「年金で資産形成ができたのに」後悔していたAさんだが…

Aさんは念のためにと、国民年金を毎月納付した時の受給額について知りたいとのこと。そこで、筆者が令和5年度の保険料と受給額で計算してみました。

国民年金保険料を満額納付していれば、年間79万5,000円を受給できます。Aさんの受給額との差は35万7,750円です。65歳の女性の平均余命24.30年で考えると、90歳までの25年間で864万3,750円の差額が生じます。

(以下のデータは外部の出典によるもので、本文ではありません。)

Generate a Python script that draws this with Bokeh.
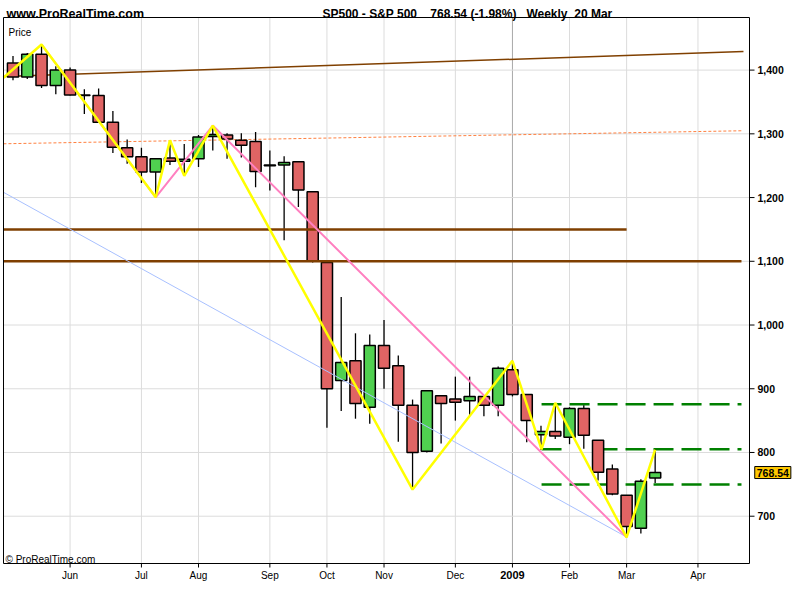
from bokeh.plotting import figure
from bokeh.models import Range1d, FixedTicker, Label, NumeralTickFormatter, ColumnDataSource
from bokeh.embed import file_html
from bokeh.resources import INLINE

# ---------------- data (weekly S&P 500, week ending 9 May 2008 .. 20 Mar 2009) -------------
opens = [1411, 1389, 1425, 1376, 1400, 1361, 1360, 1318, 1278, 1264,
         1240, 1262, 1257, 1261, 1296, 1298, 1290, 1288, 1250, 1251,
         1256, 1209, 1098, 913, 944, 871, 968, 936, 874, 802,
         889, 884, 881, 888, 874, 930, 891, 828, 833, 824,
         869, 819, 774, 733, 681, 760]
highs = [1422, 1427, 1440, 1406, 1404, 1370, 1371, 1336, 1291, 1278,
         1262, 1289, 1284, 1298, 1313, 1301, 1301, 1303, 1274, 1265,
         1256, 1209, 1098, 1044, 987, 985, 1008, 952, 883, 897,
         889, 919, 919, 888, 935, 944, 891, 842, 877, 871,
         874, 819, 781, 733, 758, 805]
lows = [1384, 1386, 1372, 1362, 1360, 1331, 1317, 1270, 1253, 1223,
        1200, 1251, 1234, 1248, 1274, 1261, 1263, 1216, 1211, 1133,
        1185, 1098, 839, 865, 853, 845, 900, 817, 742, 800,
        814, 850, 858, 857, 857, 888, 816, 804, 821, 813,
        806, 756, 733, 667, 673, 752]
closes = [1389, 1425, 1376, 1400, 1361, 1360, 1318, 1279, 1264, 1240,
          1261, 1257, 1260, 1295, 1299, 1292, 1282, 1241, 1251, 1255,
          1212, 1101, 900, 941, 877, 968, 932, 874, 800, 897,
          877, 879, 888, 874, 932, 891, 850, 833, 826, 869,
          827, 769, 735, 684, 755, 768.54]

tick_pos = [4, 9, 13, 18, 22, 26, 31, 35, 39, 43, 48]
tick_labels = ["Jun", "Jul", "Aug", "Sep", "Oct", "Nov", "Dec", "2009", "Feb", "Mar", "Apr"]
price_ticks = [700, 800, 900, 1000, 1100, 1200, 1300, 1400]

# drawn analysis objects (week index, price)
pink_x = [2, 10, 14, 43]
pink_y = [1440.2, 1200.4, 1313, 666.8]
yellow_x = [-0.67, 2, 10, 11, 12, 14, 28, 35, 37.04, 38, 43, 45]
yellow_y = [1388, 1440.2, 1200.4, 1290, 1234, 1313, 741.8, 943.9, 805, 878, 666.8, 804.5]
blue_x = [-0.67, 43.04]
blue_y = [1208.3, 666.8]
brown_x = [-0.67, 51.19]
brown_y = [1390.0, 1429.2]
orange_x = [-0.67, 51.05]
orange_y = [1284.4, 1304.8]
hlevels = [1150, 1100]
hlevel_end = [43.0, 51.05]
green_levels = [875.8, 805.1, 749.8]
last_price = 768.54

NB = "\u00a0"
title_text = ("SP500 - S&P 500" + NB * 4 + "768.54 (-1.98%)" + NB * 3 + "Weekly" + NB * 2 + "20 Mar")

# ---------------- geometry: page pixel -> data -------------
PX_PER_WEEK = 14.27
PX_PER_PT = 0.6373


def dx(px):
    return (px - 12.5) / PX_PER_WEEK


def dy(py):
    return 1400 - (py - 69.6) / PX_PER_PT


W, H = 798, 598
FR, FB = 796, 596                       # bokeh frame right / bottom (page px)
XL, XR = dx(3), dx(749)                 # chart box
YT, YB = dy(17), dy(563)

RED = "#E06464"
GREEN = "#50D050"

p = figure(width=W, height=H, x_range=Range1d(dx(0), dx(FR)), y_range=Range1d(dy(FB), dy(0)),
           output_backend="svg", toolbar_location=None, y_axis_location="right",
           min_border_left=0, min_border_right=W - FR, min_border_top=0, min_border_bottom=H - FB)
p.outline_line_color = None
p.background_fill_color = "white"
p.border_fill_color = "white"
p.grid.visible = False

# real axes: labels pulled into place next to the chart box
p.xaxis.ticker = FixedTicker(ticks=tick_pos)
p.xaxis.major_label_overrides = {t: (lab if lab != "2009" else "") for t, lab in zip(tick_pos, tick_labels)}
p.xaxis.major_tick_out = 0
p.xaxis.major_tick_in = 0
p.xaxis.minor_tick_line_color = None
p.xaxis.major_tick_line_color = None
p.xaxis.axis_line_color = None
p.xaxis.major_label_text_font = "Liberation Sans"
p.xaxis.major_label_text_font_size = "10px"
p.xaxis.major_label_text_color = "black"
p.xaxis.major_label_standoff = 569 - FB

p.yaxis.ticker = FixedTicker(ticks=price_ticks)
p.yaxis.formatter = NumeralTickFormatter(format="0,0")
p.yaxis.major_tick_out = 0
p.yaxis.major_tick_in = 0
p.yaxis.minor_tick_line_color = None
p.yaxis.major_tick_line_color = None
p.yaxis.axis_line_color = None
p.yaxis.major_label_text_font = "Liberation Sans"
p.yaxis.major_label_text_font_style = "bold"
p.yaxis.major_label_text_font_size = "10.5px"
p.yaxis.major_label_text_color = "black"
p.yaxis.major_label_standoff = 757 - FR

# grid lines inside the chart box
p.segment(x0=tick_pos, y0=[YB] * len(tick_pos), x1=tick_pos, y1=[YT] * len(tick_pos),
          line_color=["#A8A8A8" if t == 35 else "#DCDCDC" for t in tick_pos], line_width=1)
p.segment(x0=[XL] * len(price_ticks), y0=price_ticks, x1=[XR] * len(price_ticks), y1=price_ticks,
          line_color="#DCDCDC", line_width=1)

# tick marks
p.segment(x0=[XR] * len(price_ticks), y0=price_ticks, x1=[XR + 5 / PX_PER_WEEK] * len(price_ticks),
          y1=price_ticks, line_color="black", line_width=1)
p.segment(x0=tick_pos, y0=[YB] * len(tick_pos), x1=tick_pos, y1=[YB - 4 / PX_PER_PT] * len(tick_pos),
          line_color="black", line_width=1)

# lines below candles
p.line(orange_x, orange_y, line_color="#FF8040", line_width=1, line_dash="3 2")
p.line(brown_x, brown_y, line_color="#804000", line_width=1.5)
for lev in green_levels:
    if abs(lev - 805.1) < 1:
        p.line([37.04, 38.44], [lev, lev], line_color="#008000", line_width=2.5, line_dash="20 8")
        p.line([40.96, 51.05], [lev, lev], line_color="#008000", line_width=2.5, line_dash="20 8")
    else:
        p.line([37.04, 51.05], [lev, lev], line_color="#008000", line_width=2.5, line_dash="20 8")

# candles
idx = list(range(len(opens)))
src = ColumnDataSource(dict(
    x=idx, o=opens, h=highs, l=lows, c=closes,
    top=[max(o, c) for o, c in zip(opens, closes)],
    bot=[min(o, c) for o, c in zip(opens, closes)],
    col=[GREEN if c >= o else RED for o, c in zip(opens, closes)],
))
p.segment(x0="x", y0="l", x1="x", y1="h", source=src, line_color="black", line_width=1.3)
p.vbar(x="x", top="top", bottom="bot", width=0.78, source=src,
       fill_color="col", line_color="black", line_width=1.5)

# lines above candles
for lev, end in zip(hlevels, hlevel_end):
    p.line([-0.67, end], [lev, lev], line_color="#7F3F00", line_width=2.5)
p.line(blue_x, blue_y, line_color="#A8C0FF", line_width=1)
p.line(pink_x, pink_y, line_color="#FF80C0", line_width=2)
p.line(yellow_x, yellow_y, line_color="#FFFF00", line_width=2.5)

# chart box border
p.quad(left=[XL], right=[XR], bottom=[YB], top=[YT], fill_color=None, line_color="black", line_width=1)


# texts
def lab(px, py, text, size, bold=False, align="left", baseline="alphabetic", **kw):
    p.add_layout(Label(x=dx(px), y=dy(py), text=text, text_font="Liberation Sans",
                       text_font_size=size, text_font_style="bold" if bold else "normal",
                       text_align=align, text_baseline=baseline, text_color="black", **kw))


lab(6, 13.5, "www.ProRealTime.com", "12.5px", bold=True)
lab(322, 13.5, title_text, "12px", bold=True)
lab(8, 31.5, "Price", "10px")
lab(5, 559, "\u00a9 ProRealTime.com", "10px")
p.add_layout(Label(x=35, y=dy(574), text="2009", text_font="Liberation Sans", text_font_size="11px",
                   text_font_style="bold", text_align="center", text_baseline="middle", text_color="black"))
p.add_layout(Label(x=dx(772.3), y=last_price, text="768.54", text_font="Liberation Sans",
                   text_font_size="10.5px", text_font_style="bold", text_align="center",
                   text_baseline="middle", text_color="black", background_fill_color="#FFC800",
                   border_line_color="black", border_line_width=1, padding=2))

open("out.html", "w").write(file_html(p, INLINE))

国民年金保険料は月1万6,520円です。Aさんが納付しなかった18年分に換算すると、総額は356万8,320円となります。いまさらどうしようもないことですが、未納期間分の保険料を納付しておけば、納付額の約2倍超も受給できたことになるのです。

また、国民年金を満額の79万円5,000円受給しても、年金生活者支援給付金制度の支給条件に合致すれば、給付金も支給されます。

なお、もし40年間に達するまでの期間分を、60歳以降も国民年金に任意加入して保険料を納付していれば、Aさんは年金額の上乗せができていました。

ここまで聞いたAさんは、「まじめに払っていたら資産形成できていたのに……」と、若かりし頃の自分の行動を後悔しながらも「今回きちんと知れて良かったです。自分の状況をしっかり把握できたので、今後の対策をたてやすくなりました。まずはいま助けられている年金生活者支援給付金が支給されなくなるくらい、仕事を頑張って収入を増やしたいと思います!」と、気持ちを切り替えて前を向いていました。

Aさんの言葉どおり、自身の現状を正しく把握することは、将来の計画を立てるうえで非常に大切です。改定を重ねて複雑化した年金制度をすべて理解する必要はありませんが、自分に関係しそうな制度やトピックは、定期的にチェックしておくとよいでしょう。